Just how far is the U.S. military from being able to meet all of its goals? In 2018, a bipartisan congressional commission, co-chaired by former Under Secretary of Defense for Policy Eric Edelman and former Chief of Naval Operations Gary Roughead, found that even the Trump administration’s modest National Defense Strategy was too ambitious given the United States’ capabilities. (Among the members of the commission were Kathleen Hicks, now the deputy secretary of defense, and Michael McCord, now the comptroller of the Department of Defense.)

The commission found that “by 2017, all of the military services were at or near post-World War II lows in terms of end-strength, and all were confronting severe readiness crises and enormous deferred modernization costs.” In the mid-2010s, the Army and the Navy were at their weakest overall strength since before World War II, and the Air Force was the smallest in terms of planes and personnel it had ever been. These shortfalls, the report warned, could lead to a “decisive” military defeat by Russia in the Baltics or China over Taiwan—or both.

To make up the military gap, the commissioners recommended a gradual reorganization of the Department of Defense to make it more effective; growing the Navy by expanding its fleet of submarines and long-range aircraft and by enhancing its sealift capabilities; increasing the Air Force’s roster of stealthy, long-range fighters and bombers, tankers, and cargo planes, and “intelligence, surveillance, and reconnaissance platforms” to “project power across the Pacific,” and other similar reforms. In short: The military needs to keep up with America’s peers and our policymakers’ demands.

It was not a change of human nature that has preserved the postwar peace; it was a change of U.S. policy. Now the enemies of peace are remilitarizing. And the United States has little influence over their decisions. But we have a lot of influence over ours, and we have decided to let our military become a rusting hulk. It is irresponsible to ask the military to keep doing the impossible. So America must make a choice.

Apart from wingnuts and ghouls on the far-left and far-right, most of both parties in America—or at least in Congress—appear ready to support the Ukrainians against Russian aggression. No doubt, as the Biden administration competes with Republicans over hawkishness toward China, the majority of both parties would support Taiwan against a threatened Chinese invasion as well. But they must realize that they can’t realistically do both at the same time—there simply aren’t the resources available.

American policymakers ought to decide whether they want America to be a regional power or a global power. If being a regional power is the objective, then America must choose a destiny as either an Atlantic power or a Pacific power and forsake the other hemisphere.

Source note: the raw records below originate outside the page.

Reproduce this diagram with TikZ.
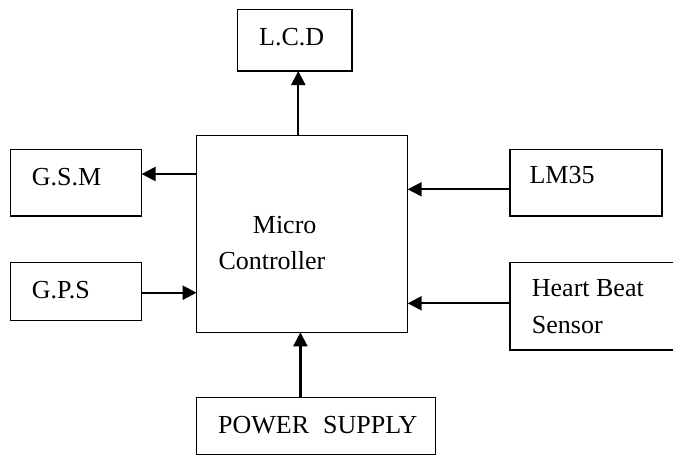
\documentclass[tikz,border=0pt]{standalone}
\usepackage{fontspec}
\setmainfont{Liberation Serif}
\usetikzlibrary{arrows.meta}
\begin{document}
\begin{tikzpicture}[x=1pt,y=-1pt,
  box/.style={draw, line width=1.5pt, rectangle, inner sep=0pt, outer sep=0pt, anchor=north west},
  lbl/.style={anchor=base west, inner sep=0pt, font=\fontsize{26}{30}\selectfont},
  arr/.style={line width=2.2pt, -{Triangle[length=14pt,width=14pt]}}]
\useasboundingbox (0,0) rectangle (673,456);
% boxes
\node[box, minimum width=114.6pt, minimum height=61.7pt] (lcd) at (237.3,9.3) {};
\node[box, minimum width=211.1pt, minimum height=196.6pt] (mc) at (196.6,135.7) {};
\node[box, minimum width=131.3pt, minimum height=66.7pt] (gsm) at (10.3,149.3) {};
\node[box, minimum width=131.3pt, minimum height=58.4pt] (gps) at (10.3,262.3) {};
\node[box, minimum width=151.9pt, minimum height=66.7pt] (lm) at (509.9,149.3) {};
\node[box, minimum width=170pt, minimum height=87.7pt] (hb) at (509.9,262.3) {};
\node[box, minimum width=239pt, minimum height=57.2pt] (ps) at (196.6,397.3) {};
% texts
\node[lbl] (tlcd) at (259,45) {L.C.D};
\node[lbl] (tgsm) at (31.7,185) {G.S.M};
\node[lbl] (tgps) at (31.7,298.3) {G.P.S};
\node[lbl] (tlm) at (529.3,183.3) {LM35};
\node[lbl] (thb1) at (531.7,296.7) {Heart Beat};
\node[lbl] (thb2) at (531.7,333.3) {Sensor};
\node[lbl] (tmc1) at (252.7,233.3) {Micro};
\node[lbl] (tmc2) at (218.3,269.3) {Controller};
\node[lbl] (tps) at (218,433.3) {POWER\hspace{14pt}SUPPLY};
% connector coordinates
\coordinate (xl) at (298.3,0);
\coordinate (xp) at (300.4,0);
\coordinate (yg) at (0,174);
\coordinate (yp) at (0,292.7);
\coordinate (ylm) at (0,189.3);
\coordinate (yhb) at (0,303.3);
% connectors
\draw[arr] (xl |- mc.north) -- (xl |- lcd.south);
\draw[arr] (mc.west |- yg) -- (gsm.east |- yg);
\draw[arr] (gps.east |- yp) -- (mc.west |- yp);
\draw[arr] (lm.west |- ylm) -- (mc.east |- ylm);
\draw[arr] (hb.west |- yhb) -- (mc.east |- yhb);
\draw[arr] (xp |- ps.north) -- (xp |- mc.south);
\end{tikzpicture}
\end{document}
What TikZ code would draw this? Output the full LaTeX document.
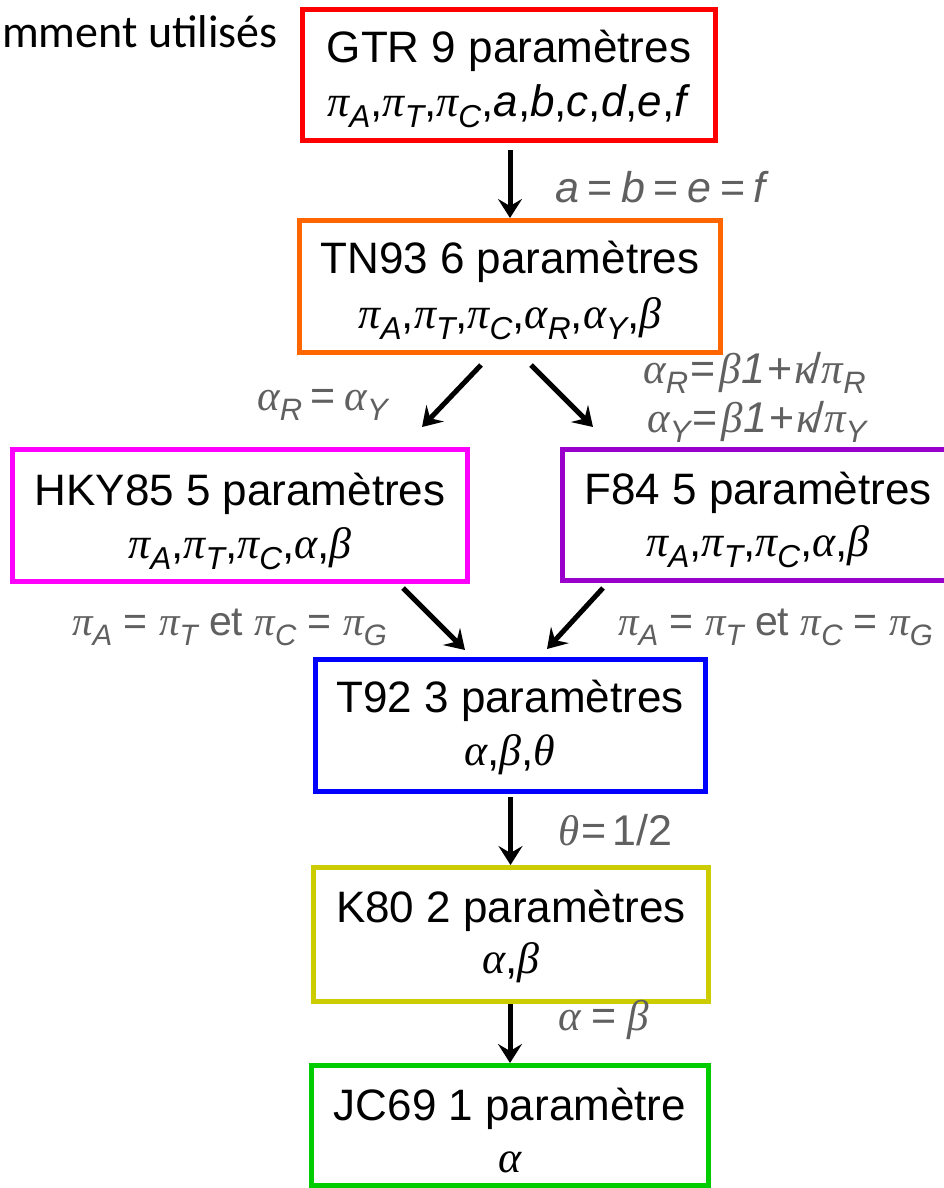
\documentclass[tikz,border=0pt]{standalone}
\usepackage{fontspec}
\usepackage{graphicx}
\setmainfont{Liberation Sans}
\newfontfamily\gkf{Liberation Serif}
\newfontfamily\calf{Carlito}
\usetikzlibrary{arrows.meta,calc}
\definecolor{lblc}{HTML}{606060}
\definecolor{cred}{HTML}{FF0000}
\definecolor{corange}{HTML}{FF6600}
\definecolor{cmag}{HTML}{FF00FF}
\definecolor{cpurp}{HTML}{9900CC}
\definecolor{cblue}{HTML}{0000FF}
\definecolor{colive}{HTML}{CCCC00}
\definecolor{cgreen}{HTML}{00CC00}
\newcommand\gr[1]{{\gkf\itshape #1}}
\newcommand\sbx[1]{\raisebox{-0.25em}{\scalebox{0.72}{\itshape #1}}}
\newcommand\eqs{\kern0.2em=\kern0.2em}
\tikzset{
  mbox/.style={draw, line width=5pt, fill=none, inner sep=0pt, outer sep=2.5pt},
  boxt/.style={font=\fontsize{44}{48}\selectfont, anchor=base, inner sep=0pt, text=black},
  lbl/.style={font=\fontsize{43}{46}\selectfont, text=lblc, anchor=base west, inner sep=0pt},
  arr/.style={line width=5pt, draw=black, -{Stealth[length=19pt,width=24pt,inset=7pt]}}
}
\begin{document}
\begin{tikzpicture}[x=1pt,y=-1pt]
\useasboundingbox (0,0) rectangle (944,1188);
\clip (0,0) rectangle (944,1188);
\fill[white] (0,0) rectangle (944,1188);

% title fragment
\node[font=\calf\fontsize{46}{50}\selectfont, anchor=base east, inner sep=0pt] (title) at (278,48) {mment utilisés};

% boxes
\node[mbox, draw=cred, minimum width=413pt, minimum height=131pt] (gtr) at (509,75) {};
\node[mbox, draw=corange, minimum width=421pt, minimum height=132pt] (tn) at (510,286.5) {};
\node[mbox, draw=cmag, minimum width=455pt, minimum height=132pt] (hky) at (240,515.5) {};
\node[mbox, draw=cpurp, minimum width=393pt, minimum height=131pt] (f84) at (759,515) {};
\node[mbox, draw=cblue, minimum width=390pt, minimum height=132pt] (t92) at (510.5,725.5) {};
\node[mbox, draw=colive, minimum width=395pt, minimum height=134pt] (k80) at (511,934.5) {};
\node[mbox, draw=cgreen, minimum width=397pt, minimum height=120pt] (jc) at (510,1125.5) {};

% box texts
\node[boxt] (gtr1) at (509,63) {GTR 9 paramètres};
\node[boxt] (gtr2) at (509,117) {\gr{π}\sbx{A},\gr{π}\sbx{T},\gr{π}\sbx{C},\textit{a},\textit{b},\textit{c},\textit{d},\textit{e},\textit{f}};
\node[boxt] (tn1) at (510,273) {TN93 6 paramètres};
\node[boxt] (tn2) at (510,328) {\gr{π}\sbx{A},\gr{π}\sbx{T},\gr{π}\sbx{C},\gr{α}\sbx{R},\gr{α}\sbx{Y},\gr{β}};
\node[boxt] (hky1) at (240,505) {HKY85 5 paramètres};
\node[boxt] (hky2) at (240,558) {\gr{π}\sbx{A},\gr{π}\sbx{T},\gr{π}\sbx{C},\gr{α},\gr{β}};
\node[boxt] (f841) at (758,504) {F84 5 paramètres};
\node[boxt] (f842) at (758,556) {\gr{π}\sbx{A},\gr{π}\sbx{T},\gr{π}\sbx{C},\gr{α},\gr{β}};
\node[boxt] (t921) at (510,712) {T92 3 paramètres};
\node[boxt] (t922) at (510,765) {\gr{α},\gr{β},\gr{θ}};
\node[boxt] (k801) at (511,922) {K80 2 paramètres};
\node[boxt] (k802) at (511,973) {\gr{α},\gr{β}};
\node[boxt] (jc1) at (510,1120) {JC69 1 paramètre};
\node[boxt] (jc2) at (510,1172) {\gr{α}};

% arrows
\draw[arr] ($(gtr.south)+(1,7)$) -- (tn.north);
\draw[arr] ($(tn.south)+(-29,10)$) -- ($(hky.north)+(182,-20)$);
\draw[arr] ($(tn.south)+(21,10)$) -- ($(f84.north)+(-166,-20)$);
\draw[arr] ($(hky.south)+(163,4)$) -- ($(t92.north)+(-45.5,-7)$);
\draw[arr] ($(f84.south)+(-156,5)$) -- ($(t92.north)+(36.5,-8)$);
\draw[arr] ($(t92.south)+(0,3)$) -- (t92.south |- k80.north);
\draw[arr] (k80.south -| jc.north) -- (jc.north);

% labels
\node[lbl] (l1) at (555,202) {\textit{a}\eqs\textit{b}\eqs\textit{e}\eqs\textit{f}};
\node[lbl] (l2) at (257,410) {\gr{α}\sbx{R}\eqs\gr{α}\sbx{Y}};
\node[lbl] (l3) at (643,383) {\gr{α}\sbx{R}\kern0.05em=\kern0.1em\gr{β}\textit{1}\kern0.05em+\kern0.05em\gr{κ}\kern-0.12em/\gr{π}\sbx{R}};
\node[lbl] (l4) at (647,432) {\gr{α}\sbx{Y}\kern0.05em=\kern0.1em\gr{β}\textit{1}\kern0.05em+\kern0.05em\gr{κ}\kern-0.12em/\gr{π}\sbx{Y}};
\node[lbl, font=\fontsize{41}{46}\selectfont] (l5) at (72,635) {\gr{π}\sbx{A} = \gr{π}\sbx{T} et \gr{π}\sbx{C} = \gr{π}\sbx{G}};
\node[lbl, font=\fontsize{41}{46}\selectfont] (l6) at (618,635) {\gr{π}\sbx{A} = \gr{π}\sbx{T} et \gr{π}\sbx{C} = \gr{π}\sbx{G}};
\node[lbl] (l7) at (558,845) {\gr{θ}\kern0.05em=\kern0.15em 1/2};
\node[lbl] (l8) at (558,1030) {\gr{α}\kern0.25em=\kern0.25em\gr{β}};
\end{tikzpicture}
\end{document}
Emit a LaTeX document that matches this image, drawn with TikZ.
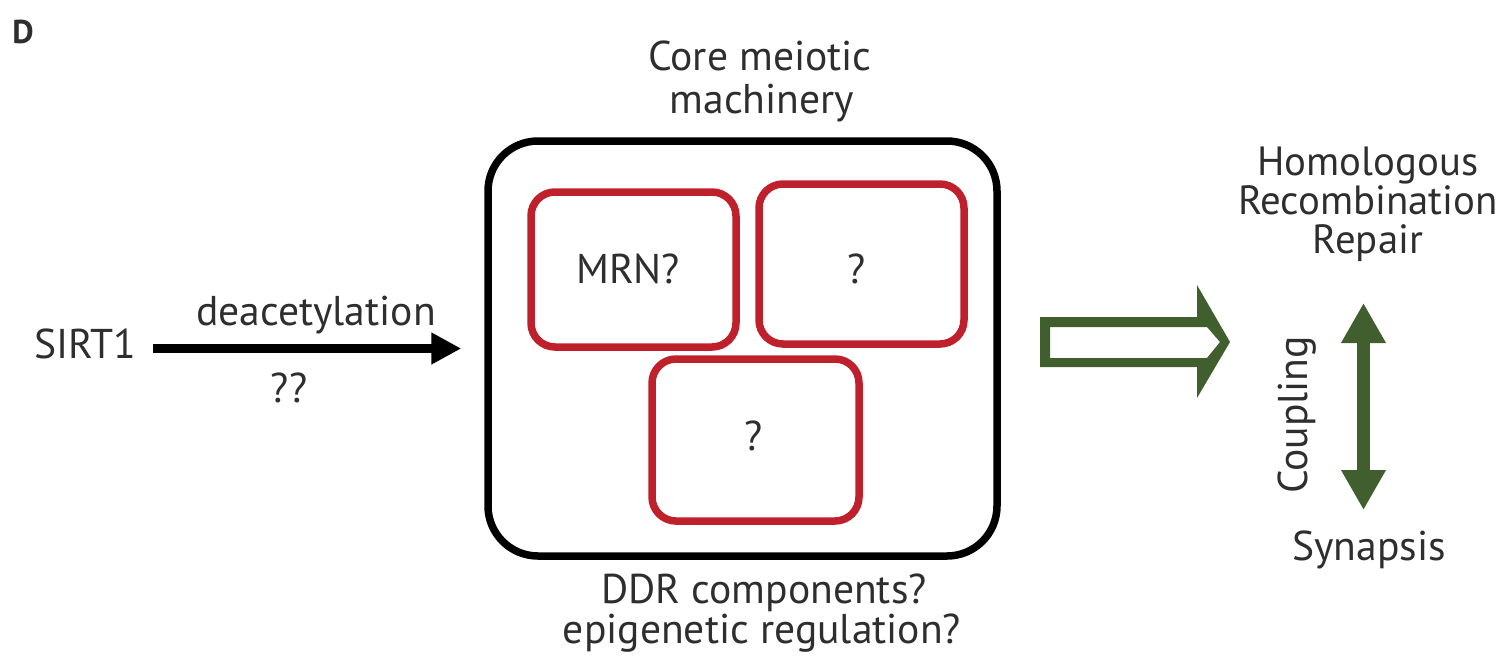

Such a strategy is likely doomed to fail because of geography, history, economics, globalization, and America’s immigrant heritage which demands tending to all corners of the world.

The other option is to invest again in being a global power.

The good news is that the United States has the economic capacity to reclaim its place as the uncontested, dominant military power. Current defense spending is 3.8 percent of GDP, lower than any point of the Cold War, when America faced only one adversary. As recently as 1980, in President Jimmy Carter’s last year in office, the United States spent 6.5 percent of GDP on defense. And under Obama the figure reached 5.5 percent.

The bad news is that, while the United States wants to be a global power, it seems to lack the political will to invest in this objective, in which case the American defense of Ukraine, the Biden administration’s bolstering of NATO, and the bipartisan urge to confront China are all just hollow pretensions.